One warning particular to Mormonism: The Mormon church has been very adept at disguising itself as another Christian denomination. They call themselves The Church of Jesus Christ of the Latter Day Saints. They use orthodox Christian lingo, but all the words are redefined with a completely different content from what we know and understand. For instance, a Mormon can say quite sincerely, “I believe in Jesus Christ as my Lord and Savior. He died on the cross in my place and was raised from the dead on the third day. I will live forever with him in heaven and look forward to his coming.” That all sends great, but none of the words mean what you and I mean by them. Every term is redefined. So you have to spend time defining terms. “What do you mean by saved?” for instance. You’ll find (if they know what Mormonism teaches) that none of these terms means what they mean. So you’ll have to start with “here’s what I mean…”.

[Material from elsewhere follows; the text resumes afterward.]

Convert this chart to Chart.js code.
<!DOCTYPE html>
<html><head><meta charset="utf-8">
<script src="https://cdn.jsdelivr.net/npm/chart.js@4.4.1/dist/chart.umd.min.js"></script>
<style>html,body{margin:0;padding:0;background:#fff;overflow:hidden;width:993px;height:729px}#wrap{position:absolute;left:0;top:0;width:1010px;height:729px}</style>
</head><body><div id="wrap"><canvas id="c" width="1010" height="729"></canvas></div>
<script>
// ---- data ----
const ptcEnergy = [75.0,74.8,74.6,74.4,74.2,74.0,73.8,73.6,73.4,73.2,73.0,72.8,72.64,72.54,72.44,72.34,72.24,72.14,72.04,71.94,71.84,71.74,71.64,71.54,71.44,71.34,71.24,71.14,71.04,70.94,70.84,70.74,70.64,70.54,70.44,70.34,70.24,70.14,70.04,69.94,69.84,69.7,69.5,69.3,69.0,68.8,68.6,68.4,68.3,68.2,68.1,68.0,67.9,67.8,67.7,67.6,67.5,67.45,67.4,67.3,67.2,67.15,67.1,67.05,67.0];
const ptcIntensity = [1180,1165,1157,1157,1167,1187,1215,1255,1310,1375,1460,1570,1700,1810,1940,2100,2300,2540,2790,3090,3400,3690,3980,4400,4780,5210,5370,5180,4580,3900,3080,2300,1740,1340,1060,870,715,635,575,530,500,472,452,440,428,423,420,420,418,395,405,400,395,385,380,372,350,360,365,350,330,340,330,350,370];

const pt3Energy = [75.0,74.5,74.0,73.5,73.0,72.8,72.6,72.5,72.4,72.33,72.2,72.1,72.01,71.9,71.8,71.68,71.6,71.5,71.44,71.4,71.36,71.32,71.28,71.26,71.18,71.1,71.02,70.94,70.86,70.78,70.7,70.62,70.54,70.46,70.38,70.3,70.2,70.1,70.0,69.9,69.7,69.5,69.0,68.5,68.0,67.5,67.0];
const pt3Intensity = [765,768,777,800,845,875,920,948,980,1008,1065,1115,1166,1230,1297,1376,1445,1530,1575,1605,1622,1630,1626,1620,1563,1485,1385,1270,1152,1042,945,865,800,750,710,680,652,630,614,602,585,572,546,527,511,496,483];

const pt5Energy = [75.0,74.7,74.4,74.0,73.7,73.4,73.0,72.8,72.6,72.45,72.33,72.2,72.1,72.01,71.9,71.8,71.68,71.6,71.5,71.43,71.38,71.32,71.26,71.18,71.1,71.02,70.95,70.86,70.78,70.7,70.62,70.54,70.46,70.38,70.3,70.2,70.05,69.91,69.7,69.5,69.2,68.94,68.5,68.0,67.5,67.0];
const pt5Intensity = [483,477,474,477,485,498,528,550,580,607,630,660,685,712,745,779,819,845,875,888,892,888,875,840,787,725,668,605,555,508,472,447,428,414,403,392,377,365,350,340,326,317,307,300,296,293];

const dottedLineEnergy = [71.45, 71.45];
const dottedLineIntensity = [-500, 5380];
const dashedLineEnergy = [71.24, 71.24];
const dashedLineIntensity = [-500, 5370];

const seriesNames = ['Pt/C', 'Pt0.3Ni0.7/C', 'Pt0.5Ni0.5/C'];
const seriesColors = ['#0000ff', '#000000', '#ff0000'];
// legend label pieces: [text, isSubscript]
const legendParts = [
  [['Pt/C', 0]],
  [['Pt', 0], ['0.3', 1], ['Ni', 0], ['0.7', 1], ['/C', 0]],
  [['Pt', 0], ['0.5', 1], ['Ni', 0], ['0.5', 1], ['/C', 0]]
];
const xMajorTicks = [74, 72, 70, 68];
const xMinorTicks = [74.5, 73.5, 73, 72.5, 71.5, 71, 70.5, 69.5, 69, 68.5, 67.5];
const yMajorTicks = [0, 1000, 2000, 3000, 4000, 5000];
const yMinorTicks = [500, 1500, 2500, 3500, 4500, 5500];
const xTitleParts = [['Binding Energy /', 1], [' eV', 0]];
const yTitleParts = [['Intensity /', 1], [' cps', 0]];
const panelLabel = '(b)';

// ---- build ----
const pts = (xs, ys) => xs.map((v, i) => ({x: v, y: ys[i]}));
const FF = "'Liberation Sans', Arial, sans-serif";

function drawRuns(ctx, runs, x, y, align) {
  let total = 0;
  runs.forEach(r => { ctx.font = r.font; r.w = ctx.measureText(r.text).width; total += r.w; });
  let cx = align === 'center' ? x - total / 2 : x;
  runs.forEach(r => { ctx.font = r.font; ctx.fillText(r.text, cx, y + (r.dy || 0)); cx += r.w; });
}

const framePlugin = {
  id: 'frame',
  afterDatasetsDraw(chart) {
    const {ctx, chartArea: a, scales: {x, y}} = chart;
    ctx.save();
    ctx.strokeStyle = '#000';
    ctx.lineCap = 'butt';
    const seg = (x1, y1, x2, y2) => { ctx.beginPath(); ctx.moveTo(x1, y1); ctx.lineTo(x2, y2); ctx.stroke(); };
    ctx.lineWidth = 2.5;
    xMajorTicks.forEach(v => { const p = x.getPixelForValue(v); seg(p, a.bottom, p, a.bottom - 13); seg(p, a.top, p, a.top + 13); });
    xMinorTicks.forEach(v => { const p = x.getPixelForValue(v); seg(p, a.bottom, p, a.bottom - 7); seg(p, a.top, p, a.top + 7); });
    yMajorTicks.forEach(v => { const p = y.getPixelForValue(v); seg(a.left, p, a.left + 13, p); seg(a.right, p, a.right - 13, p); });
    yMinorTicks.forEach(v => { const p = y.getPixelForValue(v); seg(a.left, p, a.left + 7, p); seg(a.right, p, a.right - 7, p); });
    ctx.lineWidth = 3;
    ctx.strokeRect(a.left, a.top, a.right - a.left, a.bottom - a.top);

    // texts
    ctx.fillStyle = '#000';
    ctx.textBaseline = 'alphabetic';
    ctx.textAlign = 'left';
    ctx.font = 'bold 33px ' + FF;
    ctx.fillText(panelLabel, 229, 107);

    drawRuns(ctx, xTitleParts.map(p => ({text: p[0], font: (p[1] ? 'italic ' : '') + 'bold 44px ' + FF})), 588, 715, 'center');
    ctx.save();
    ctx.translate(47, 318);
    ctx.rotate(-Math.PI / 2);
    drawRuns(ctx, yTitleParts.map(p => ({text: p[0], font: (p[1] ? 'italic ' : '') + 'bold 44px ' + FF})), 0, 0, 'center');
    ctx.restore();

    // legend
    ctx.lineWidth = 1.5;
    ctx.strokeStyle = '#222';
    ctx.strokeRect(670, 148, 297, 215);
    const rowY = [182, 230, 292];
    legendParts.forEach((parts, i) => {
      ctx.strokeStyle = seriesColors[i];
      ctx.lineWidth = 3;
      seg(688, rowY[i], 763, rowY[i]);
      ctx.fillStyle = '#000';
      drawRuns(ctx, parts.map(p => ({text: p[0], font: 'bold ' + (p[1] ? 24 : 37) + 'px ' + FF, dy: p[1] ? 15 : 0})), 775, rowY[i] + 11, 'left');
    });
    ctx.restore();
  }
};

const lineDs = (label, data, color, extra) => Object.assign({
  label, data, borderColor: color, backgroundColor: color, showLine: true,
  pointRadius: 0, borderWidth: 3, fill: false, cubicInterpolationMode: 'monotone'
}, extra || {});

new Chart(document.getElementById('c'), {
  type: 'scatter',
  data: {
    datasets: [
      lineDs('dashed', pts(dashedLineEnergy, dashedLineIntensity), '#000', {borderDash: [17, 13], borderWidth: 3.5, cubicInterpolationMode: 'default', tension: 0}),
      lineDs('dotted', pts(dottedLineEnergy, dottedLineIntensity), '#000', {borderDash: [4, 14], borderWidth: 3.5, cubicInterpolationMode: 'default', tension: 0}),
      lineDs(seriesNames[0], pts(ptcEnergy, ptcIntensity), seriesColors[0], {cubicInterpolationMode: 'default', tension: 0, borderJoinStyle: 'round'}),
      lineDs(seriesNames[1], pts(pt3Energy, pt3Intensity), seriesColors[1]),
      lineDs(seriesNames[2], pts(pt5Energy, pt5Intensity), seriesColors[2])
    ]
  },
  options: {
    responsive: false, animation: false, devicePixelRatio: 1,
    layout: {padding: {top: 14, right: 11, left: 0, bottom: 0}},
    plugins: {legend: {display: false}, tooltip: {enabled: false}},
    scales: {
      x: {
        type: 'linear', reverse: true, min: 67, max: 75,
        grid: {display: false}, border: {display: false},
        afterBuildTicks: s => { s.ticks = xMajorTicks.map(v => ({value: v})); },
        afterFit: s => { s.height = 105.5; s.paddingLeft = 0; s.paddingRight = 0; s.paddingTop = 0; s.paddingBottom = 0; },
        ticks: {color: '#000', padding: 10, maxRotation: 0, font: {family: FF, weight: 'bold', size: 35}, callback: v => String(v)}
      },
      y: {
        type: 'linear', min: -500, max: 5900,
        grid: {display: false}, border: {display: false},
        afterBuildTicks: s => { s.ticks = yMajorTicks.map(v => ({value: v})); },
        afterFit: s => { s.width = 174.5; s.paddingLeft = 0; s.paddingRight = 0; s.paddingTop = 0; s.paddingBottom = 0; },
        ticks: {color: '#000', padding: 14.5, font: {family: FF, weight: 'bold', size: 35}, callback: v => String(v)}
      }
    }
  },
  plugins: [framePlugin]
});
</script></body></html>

This isn’t accidental. The LDS has calculated that one of the best potential opportunities for their missionary activity is clueless Christians. People who will hear a statement like the one in the last paragraph and they’ll say “Well, that sounds OK!” They will assume that Mormons are just another Christian denomination. In other words, clueless nominal Christians are among those most likely to be converted to Mormonism. This is part of the reason why the Church of Jesus Christ (the real one), needs to get much more serious about catechesis – actually teaching our kids and our people generally what it is that the Bible actually teaches.